Task statement:
Omit all pictures and transcribe only the lines in the entries below that run from the line with "Give me the Plotly.js source for this chart." through the line with "var centerGain = -14;".
------ Material for this exercise ------
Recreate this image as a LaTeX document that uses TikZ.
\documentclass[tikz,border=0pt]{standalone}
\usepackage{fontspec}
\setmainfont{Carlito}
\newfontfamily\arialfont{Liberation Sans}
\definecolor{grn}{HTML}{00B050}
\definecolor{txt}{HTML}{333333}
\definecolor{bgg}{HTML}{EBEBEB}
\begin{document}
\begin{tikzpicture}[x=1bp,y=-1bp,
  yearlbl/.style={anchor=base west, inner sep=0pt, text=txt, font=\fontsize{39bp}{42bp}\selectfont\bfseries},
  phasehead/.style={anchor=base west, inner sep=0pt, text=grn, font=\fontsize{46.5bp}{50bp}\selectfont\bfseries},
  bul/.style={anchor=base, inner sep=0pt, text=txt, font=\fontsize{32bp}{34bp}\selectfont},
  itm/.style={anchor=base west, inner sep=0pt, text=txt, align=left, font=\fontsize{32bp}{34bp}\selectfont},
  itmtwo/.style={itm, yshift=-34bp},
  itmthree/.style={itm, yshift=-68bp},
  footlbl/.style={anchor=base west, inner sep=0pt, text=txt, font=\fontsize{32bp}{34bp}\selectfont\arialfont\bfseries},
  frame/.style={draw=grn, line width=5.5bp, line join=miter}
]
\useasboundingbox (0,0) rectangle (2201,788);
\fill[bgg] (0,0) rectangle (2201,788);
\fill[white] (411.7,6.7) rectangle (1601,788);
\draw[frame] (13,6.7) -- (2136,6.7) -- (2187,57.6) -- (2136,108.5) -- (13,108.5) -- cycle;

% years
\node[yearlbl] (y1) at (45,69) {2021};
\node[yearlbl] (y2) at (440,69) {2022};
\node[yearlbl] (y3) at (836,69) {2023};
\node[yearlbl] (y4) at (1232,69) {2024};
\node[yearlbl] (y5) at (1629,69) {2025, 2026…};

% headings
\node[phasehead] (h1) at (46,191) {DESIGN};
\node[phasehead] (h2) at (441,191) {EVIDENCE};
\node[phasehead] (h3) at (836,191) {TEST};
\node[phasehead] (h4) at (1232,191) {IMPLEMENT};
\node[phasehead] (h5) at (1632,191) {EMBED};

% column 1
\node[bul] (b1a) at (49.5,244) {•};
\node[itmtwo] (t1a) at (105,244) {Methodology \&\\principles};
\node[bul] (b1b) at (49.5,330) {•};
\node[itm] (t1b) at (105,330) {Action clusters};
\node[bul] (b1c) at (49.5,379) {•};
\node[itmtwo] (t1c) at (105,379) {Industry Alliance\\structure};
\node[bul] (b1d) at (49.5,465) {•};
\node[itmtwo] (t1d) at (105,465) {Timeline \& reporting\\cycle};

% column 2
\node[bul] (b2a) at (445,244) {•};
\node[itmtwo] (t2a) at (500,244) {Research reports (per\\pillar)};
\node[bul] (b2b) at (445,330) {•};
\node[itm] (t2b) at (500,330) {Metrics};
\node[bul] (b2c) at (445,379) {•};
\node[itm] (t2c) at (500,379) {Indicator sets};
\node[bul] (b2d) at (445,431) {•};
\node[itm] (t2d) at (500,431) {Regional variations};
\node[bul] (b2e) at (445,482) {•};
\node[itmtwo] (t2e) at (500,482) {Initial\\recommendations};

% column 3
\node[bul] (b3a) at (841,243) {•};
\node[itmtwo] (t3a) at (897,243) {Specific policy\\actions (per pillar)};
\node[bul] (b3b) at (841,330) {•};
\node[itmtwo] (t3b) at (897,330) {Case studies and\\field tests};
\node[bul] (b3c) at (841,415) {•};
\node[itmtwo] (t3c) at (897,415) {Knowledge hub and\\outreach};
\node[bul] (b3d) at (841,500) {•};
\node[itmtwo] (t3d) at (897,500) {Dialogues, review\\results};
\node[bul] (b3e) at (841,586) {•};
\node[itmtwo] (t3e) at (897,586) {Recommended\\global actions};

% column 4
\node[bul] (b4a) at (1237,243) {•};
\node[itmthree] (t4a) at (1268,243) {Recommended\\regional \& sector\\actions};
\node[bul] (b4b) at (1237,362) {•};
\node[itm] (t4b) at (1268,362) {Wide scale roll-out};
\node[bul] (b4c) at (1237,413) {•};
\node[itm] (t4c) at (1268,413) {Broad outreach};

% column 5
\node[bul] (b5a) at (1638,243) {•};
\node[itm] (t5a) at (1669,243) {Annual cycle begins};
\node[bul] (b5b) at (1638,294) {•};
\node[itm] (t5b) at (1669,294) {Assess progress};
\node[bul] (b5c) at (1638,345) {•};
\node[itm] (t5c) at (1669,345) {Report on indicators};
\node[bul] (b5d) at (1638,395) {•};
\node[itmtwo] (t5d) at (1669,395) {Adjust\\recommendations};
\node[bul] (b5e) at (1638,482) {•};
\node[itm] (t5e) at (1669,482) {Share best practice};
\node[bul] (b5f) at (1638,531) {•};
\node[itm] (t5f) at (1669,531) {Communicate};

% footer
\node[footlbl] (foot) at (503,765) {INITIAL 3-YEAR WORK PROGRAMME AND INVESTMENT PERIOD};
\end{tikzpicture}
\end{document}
------
------ Material for this exercise ------
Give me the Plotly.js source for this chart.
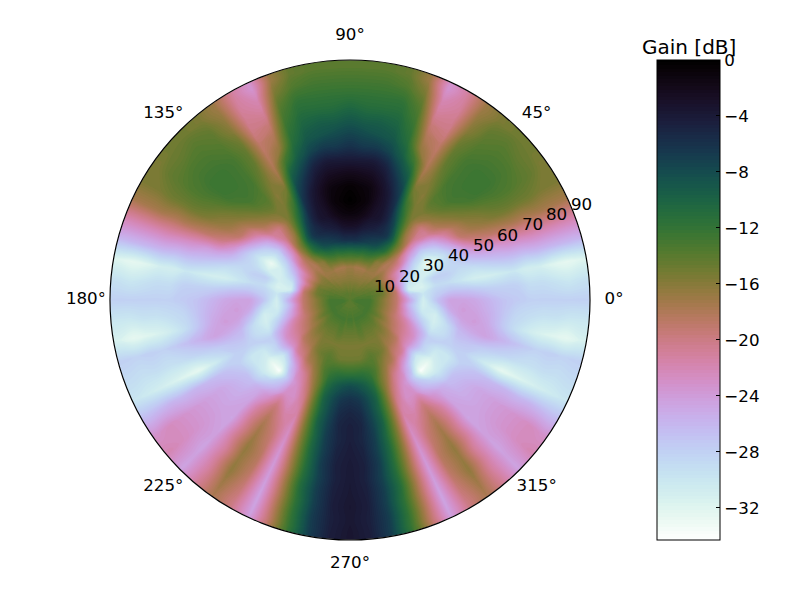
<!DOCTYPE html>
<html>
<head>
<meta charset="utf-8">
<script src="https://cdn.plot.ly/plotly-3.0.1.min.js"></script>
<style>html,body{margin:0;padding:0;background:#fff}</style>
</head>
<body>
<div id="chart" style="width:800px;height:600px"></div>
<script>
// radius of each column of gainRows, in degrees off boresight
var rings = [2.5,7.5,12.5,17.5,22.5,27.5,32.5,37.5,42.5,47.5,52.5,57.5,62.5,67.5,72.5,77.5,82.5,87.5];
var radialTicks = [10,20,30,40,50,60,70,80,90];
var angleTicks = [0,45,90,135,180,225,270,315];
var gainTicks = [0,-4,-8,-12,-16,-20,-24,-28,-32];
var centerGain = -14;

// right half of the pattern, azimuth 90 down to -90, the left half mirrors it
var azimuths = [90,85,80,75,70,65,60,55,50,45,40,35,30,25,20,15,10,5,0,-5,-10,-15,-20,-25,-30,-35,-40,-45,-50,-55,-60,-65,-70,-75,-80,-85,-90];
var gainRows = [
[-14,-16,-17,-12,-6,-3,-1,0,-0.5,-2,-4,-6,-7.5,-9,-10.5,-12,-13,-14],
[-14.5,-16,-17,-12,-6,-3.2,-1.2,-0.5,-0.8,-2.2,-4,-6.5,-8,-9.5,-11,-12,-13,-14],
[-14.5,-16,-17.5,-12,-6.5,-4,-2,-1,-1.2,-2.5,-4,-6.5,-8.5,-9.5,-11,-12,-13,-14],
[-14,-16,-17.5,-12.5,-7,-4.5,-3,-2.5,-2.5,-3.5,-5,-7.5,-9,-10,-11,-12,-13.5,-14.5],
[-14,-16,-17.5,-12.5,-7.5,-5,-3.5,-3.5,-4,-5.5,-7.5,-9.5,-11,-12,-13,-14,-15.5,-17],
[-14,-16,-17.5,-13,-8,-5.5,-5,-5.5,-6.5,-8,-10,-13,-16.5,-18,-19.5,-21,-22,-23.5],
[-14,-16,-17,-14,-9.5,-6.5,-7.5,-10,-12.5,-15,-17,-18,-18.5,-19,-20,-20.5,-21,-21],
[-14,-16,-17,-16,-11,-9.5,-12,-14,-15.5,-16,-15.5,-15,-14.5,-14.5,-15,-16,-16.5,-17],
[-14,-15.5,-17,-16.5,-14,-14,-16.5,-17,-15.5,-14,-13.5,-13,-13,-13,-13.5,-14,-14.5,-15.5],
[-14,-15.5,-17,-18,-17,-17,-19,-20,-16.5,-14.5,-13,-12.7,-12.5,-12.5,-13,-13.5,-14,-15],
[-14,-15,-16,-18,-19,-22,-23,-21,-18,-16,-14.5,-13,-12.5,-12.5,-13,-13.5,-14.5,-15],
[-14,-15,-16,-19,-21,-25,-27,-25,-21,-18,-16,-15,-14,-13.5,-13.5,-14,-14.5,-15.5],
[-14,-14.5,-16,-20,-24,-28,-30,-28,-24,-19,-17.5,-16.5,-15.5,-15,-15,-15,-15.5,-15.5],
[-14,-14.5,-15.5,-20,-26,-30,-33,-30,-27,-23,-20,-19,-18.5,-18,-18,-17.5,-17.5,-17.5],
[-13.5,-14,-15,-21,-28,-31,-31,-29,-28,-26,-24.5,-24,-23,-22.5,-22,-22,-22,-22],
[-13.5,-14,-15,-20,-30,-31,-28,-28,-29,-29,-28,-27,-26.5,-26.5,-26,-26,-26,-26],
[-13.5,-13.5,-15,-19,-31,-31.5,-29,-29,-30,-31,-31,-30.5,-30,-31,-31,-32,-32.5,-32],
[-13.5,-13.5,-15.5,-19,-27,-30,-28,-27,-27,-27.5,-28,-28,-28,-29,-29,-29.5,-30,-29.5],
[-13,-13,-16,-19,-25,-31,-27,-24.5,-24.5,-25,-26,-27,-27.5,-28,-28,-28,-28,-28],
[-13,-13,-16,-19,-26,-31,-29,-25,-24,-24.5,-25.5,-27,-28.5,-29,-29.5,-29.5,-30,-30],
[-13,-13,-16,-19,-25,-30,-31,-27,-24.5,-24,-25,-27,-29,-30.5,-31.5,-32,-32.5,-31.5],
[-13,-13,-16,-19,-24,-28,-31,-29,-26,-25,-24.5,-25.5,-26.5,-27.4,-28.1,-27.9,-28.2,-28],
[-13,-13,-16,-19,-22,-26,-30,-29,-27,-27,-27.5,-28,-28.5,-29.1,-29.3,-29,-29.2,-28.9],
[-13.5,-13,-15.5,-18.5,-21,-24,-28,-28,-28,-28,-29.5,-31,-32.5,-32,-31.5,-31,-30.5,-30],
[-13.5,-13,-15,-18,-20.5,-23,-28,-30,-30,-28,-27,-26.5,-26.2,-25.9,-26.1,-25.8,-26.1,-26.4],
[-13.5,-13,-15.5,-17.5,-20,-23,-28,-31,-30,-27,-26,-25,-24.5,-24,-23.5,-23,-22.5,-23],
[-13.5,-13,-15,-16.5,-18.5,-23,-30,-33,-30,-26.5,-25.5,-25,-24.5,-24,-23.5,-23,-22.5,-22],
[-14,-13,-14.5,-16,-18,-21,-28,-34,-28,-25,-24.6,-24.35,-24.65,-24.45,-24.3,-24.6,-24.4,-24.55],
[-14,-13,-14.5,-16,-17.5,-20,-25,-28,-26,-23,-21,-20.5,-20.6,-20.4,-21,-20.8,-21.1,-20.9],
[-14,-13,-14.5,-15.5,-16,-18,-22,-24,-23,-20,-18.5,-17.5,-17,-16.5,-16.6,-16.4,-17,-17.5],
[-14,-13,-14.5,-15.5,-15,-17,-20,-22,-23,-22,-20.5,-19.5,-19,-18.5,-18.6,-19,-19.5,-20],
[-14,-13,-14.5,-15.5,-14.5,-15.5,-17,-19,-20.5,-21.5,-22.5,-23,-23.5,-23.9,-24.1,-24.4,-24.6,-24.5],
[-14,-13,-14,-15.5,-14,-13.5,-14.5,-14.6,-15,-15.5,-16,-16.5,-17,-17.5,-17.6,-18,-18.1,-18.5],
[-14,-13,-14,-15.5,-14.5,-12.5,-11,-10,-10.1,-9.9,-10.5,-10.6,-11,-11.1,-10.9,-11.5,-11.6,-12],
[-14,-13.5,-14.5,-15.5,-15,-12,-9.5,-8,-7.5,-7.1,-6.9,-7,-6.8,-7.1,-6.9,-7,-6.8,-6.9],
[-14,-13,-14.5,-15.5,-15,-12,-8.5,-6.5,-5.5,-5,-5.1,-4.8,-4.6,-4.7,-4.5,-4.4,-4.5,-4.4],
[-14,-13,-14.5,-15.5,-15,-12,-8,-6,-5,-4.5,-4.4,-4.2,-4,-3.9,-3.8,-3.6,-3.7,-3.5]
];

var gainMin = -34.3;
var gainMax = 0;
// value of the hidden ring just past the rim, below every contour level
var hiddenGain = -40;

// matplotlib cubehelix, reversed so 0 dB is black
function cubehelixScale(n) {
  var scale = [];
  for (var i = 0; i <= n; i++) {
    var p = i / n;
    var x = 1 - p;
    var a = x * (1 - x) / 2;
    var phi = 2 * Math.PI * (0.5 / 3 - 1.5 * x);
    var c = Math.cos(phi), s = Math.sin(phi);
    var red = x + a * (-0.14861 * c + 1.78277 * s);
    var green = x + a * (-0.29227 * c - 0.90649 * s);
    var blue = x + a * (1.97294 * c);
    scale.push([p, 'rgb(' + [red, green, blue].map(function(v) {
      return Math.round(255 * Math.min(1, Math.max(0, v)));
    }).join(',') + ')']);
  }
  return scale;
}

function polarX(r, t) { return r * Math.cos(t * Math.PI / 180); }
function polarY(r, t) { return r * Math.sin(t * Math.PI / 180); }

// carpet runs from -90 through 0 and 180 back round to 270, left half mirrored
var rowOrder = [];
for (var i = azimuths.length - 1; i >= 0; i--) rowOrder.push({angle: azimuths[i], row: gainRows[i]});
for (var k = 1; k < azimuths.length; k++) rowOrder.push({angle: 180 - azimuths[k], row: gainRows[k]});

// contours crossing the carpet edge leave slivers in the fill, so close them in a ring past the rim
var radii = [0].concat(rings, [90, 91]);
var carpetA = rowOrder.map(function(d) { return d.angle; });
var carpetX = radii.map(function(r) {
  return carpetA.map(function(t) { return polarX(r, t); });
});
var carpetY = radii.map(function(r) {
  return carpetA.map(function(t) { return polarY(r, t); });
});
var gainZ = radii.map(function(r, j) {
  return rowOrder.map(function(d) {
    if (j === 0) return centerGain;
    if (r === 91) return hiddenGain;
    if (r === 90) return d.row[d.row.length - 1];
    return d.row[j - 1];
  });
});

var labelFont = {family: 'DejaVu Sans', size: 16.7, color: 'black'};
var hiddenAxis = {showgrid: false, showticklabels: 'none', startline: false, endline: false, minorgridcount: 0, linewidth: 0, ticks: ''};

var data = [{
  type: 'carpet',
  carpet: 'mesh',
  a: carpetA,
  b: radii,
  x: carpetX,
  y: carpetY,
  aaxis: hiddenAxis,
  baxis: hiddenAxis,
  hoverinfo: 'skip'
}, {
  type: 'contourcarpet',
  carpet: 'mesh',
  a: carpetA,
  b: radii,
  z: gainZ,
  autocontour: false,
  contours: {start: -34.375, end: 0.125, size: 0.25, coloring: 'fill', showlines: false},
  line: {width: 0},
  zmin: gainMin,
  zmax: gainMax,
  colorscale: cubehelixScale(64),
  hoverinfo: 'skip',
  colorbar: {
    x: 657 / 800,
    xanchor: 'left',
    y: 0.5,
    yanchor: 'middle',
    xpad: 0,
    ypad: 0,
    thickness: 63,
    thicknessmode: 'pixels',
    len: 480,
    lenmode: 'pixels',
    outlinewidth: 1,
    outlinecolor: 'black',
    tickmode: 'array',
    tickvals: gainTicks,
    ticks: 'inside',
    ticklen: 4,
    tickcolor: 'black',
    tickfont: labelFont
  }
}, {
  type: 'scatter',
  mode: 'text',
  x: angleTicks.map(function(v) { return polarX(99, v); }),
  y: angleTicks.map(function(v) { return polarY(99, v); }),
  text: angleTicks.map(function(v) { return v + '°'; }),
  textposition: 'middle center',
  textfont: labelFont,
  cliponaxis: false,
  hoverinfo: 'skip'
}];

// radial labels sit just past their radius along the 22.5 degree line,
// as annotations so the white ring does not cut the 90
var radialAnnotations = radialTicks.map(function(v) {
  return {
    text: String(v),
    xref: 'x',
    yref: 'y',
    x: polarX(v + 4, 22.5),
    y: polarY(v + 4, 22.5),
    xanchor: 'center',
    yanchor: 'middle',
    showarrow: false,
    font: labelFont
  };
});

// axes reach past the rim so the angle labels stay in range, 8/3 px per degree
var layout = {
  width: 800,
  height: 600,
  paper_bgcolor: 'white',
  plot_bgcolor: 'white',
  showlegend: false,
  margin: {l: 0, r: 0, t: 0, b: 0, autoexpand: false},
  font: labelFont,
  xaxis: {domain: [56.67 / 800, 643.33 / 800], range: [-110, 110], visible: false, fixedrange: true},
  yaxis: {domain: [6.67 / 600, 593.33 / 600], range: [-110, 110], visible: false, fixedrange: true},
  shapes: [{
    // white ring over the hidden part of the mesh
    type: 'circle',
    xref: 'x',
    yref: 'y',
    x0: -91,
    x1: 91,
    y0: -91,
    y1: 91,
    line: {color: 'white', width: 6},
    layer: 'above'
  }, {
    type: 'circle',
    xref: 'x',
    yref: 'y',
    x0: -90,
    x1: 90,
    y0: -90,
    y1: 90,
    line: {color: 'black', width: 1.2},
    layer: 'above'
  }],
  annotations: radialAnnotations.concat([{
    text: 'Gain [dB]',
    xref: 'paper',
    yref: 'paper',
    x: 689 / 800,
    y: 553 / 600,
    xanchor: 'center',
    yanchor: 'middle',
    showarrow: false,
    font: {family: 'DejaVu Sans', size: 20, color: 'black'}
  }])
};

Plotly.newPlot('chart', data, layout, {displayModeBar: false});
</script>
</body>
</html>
------
Output:
Give me the Plotly.js source for this chart.
<!DOCTYPE html>
<html>
<head>
<meta charset="utf-8">
<script src="https://cdn.plot.ly/plotly-3.0.1.min.js"></script>
<style>html,body{margin:0;padding:0;background:#fff}</style>
</head>
<body>
<div id="chart" style="width:800px;height:600px"></div>
<script>
// radius of each column of gainRows, in degrees off boresight
var rings = [2.5,7.5,12.5,17.5,22.5,27.5,32.5,37.5,42.5,47.5,52.5,57.5,62.5,67.5,72.5,77.5,82.5,87.5];
var radialTicks = [10,20,30,40,50,60,70,80,90];
var angleTicks = [0,45,90,135,180,225,270,315];
var gainTicks = [0,-4,-8,-12,-16,-20,-24,-28,-32];
var centerGain = -14;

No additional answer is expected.